И - сделалось им хорошо!

Все стало почти как прежде. Они сидели, сбросив пиджаки, в обнимку. Феликс, отбывший наказание в Средней Азии, вынес оттуда идею насчет наркотического трафика из Душанбе. Оставив обычную осторожность, он уговаривал Ивана поучаствовать в новом, сулящем невиданные барыши деле. Иван слушал, поддакивал. Но - чем больше в Феликсе проступал прежний "ближний его друган", чем приятней - внешне - становилось им друг с другом, тем далее - внутренне - отдалялся он от приятеля. Это никак не проявлялось. Он даже не размышлял об этом. И не было мыслей расстаться и не видеться - как "завязавший" алкоголик бежит распивочных компаний. Зачем не видеться, если встретил он человека под стать самому себе - отвязного, разухабистого, не знающего удержу в желаниях. Но другое крепло в нем твердо - с Феликсом он в гульках, но не в криминале - с этой узловой станции ему посчастливилось отъехать и - возвращаться не собирался. Его состав разгонялся, хоть и медленно, - по другому маршруту.

Через час Нинка договорилась о подмене и уволокла Торопина к себе домой.

Уже попрощавшись с Иваном, Феликс вдруг вернулся, склонился над самым ухом:

- Чуть не забыл насчет Звездина. Похоже, ты не в теме, - он ведь тогда выскользнул. Выпустили за недоказанностью и даже, насколько слышал, опять в ментуру вернули. Так что - бди! Если узнает, что ты в городе, добром не кончится.

Феликс хлопнул его по плечу и исчез.

Оставшийся в одиночестве Иван нахмурился, - положительно, всё подталкивало его к тому, чтобы слинять из ненавистного городка.


* Иван, зажав подмышку папку с диссертационными набросками, неспешно брел вдоль Волги по набережной Степана Разина.

В начале сентября в Твери всё еще бушевало лето.

Среди желтеющей, но пока буйной листвы исчез покорябанный, унылый губернский городок. Даже старинные, восемнадцатого века двухэтажные дома, соединенные арками в непрерывную, вытянувшуюся вдоль набережной цепочку, - трухлявые, иссеченные трещинами, с сыпящейся штукатуркой, - кокетливо выглядывали из-за тополей, как когда-то молодящееся старичьё из-за пышных вееров. Асфальт к концу дня парил, остывая. Жара спала.

Все живое было исполнено неги и умиротворения.

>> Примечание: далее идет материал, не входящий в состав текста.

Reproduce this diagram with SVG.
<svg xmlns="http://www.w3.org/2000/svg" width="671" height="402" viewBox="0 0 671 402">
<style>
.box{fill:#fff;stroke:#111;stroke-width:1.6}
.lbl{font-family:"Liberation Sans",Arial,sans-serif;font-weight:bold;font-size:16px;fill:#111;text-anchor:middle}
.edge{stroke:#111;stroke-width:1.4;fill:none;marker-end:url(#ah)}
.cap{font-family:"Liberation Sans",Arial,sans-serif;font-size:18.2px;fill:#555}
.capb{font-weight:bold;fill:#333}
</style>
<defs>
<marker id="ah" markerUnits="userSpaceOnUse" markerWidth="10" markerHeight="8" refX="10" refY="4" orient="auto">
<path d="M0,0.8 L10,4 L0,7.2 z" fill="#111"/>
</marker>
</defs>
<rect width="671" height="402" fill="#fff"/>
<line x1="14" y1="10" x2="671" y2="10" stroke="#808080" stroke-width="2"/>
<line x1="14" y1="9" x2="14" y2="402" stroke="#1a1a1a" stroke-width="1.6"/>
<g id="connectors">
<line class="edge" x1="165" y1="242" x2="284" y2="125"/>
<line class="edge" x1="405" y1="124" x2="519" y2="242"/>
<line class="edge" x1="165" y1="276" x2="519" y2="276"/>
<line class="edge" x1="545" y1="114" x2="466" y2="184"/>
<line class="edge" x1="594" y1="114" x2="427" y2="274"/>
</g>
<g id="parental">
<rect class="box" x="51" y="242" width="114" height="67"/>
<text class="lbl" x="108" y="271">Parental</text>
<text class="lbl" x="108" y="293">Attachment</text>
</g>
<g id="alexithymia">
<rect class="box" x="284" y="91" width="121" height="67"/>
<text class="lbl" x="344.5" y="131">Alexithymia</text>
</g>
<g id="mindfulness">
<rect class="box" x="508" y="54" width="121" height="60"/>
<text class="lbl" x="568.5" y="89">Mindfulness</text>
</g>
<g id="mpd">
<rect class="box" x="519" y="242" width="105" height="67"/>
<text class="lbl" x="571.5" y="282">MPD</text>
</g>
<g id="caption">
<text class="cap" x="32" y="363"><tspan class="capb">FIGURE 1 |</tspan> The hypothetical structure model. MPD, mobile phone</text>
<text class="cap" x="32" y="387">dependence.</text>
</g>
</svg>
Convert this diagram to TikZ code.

На ближайшей к Ивану витой скамейке двое парней приобняли с двух сторон опустившую золотистую голову девушку и в чем-то горячо ее убеждали. Скучающему Ивану хотелось развлечений. - Это шо за групповуха в общественном месте!? - гаркнул он. - Девушка, Вы им не верьте. Наобещают, а потом непременно надуют.

Парни подняли готовые к отпору лица, и - Иван узнал обоих. Антон Негрустуев и - удивительно - тот самый патлатый, что когда-то избивал его возле мотеля.

Узнали и его. В следующее мгновение неприязненное выражение лица Антона Негрустуева начисто смылось. Карие, монголоидные глаза его засияли лукавством и обожанием.

Ни мало не обращая внимания на прохожих, он вскочил на скамейку и прямо с нее запрыгнул на Ивана, едва не сбив с ног.

- Ванька! Что ж не позвонил, что в Твери? (Как всякий коренной тверичанин Антон презрительно игнорировал официальное название города). Или забыл, что я твой крестник? - выкрикивал он, светясь от радости. - Да если б не ты, я б сейчас не студентом на юрфаке, а на городском кладбище числился. Ты ж мой спаситель-избавитель!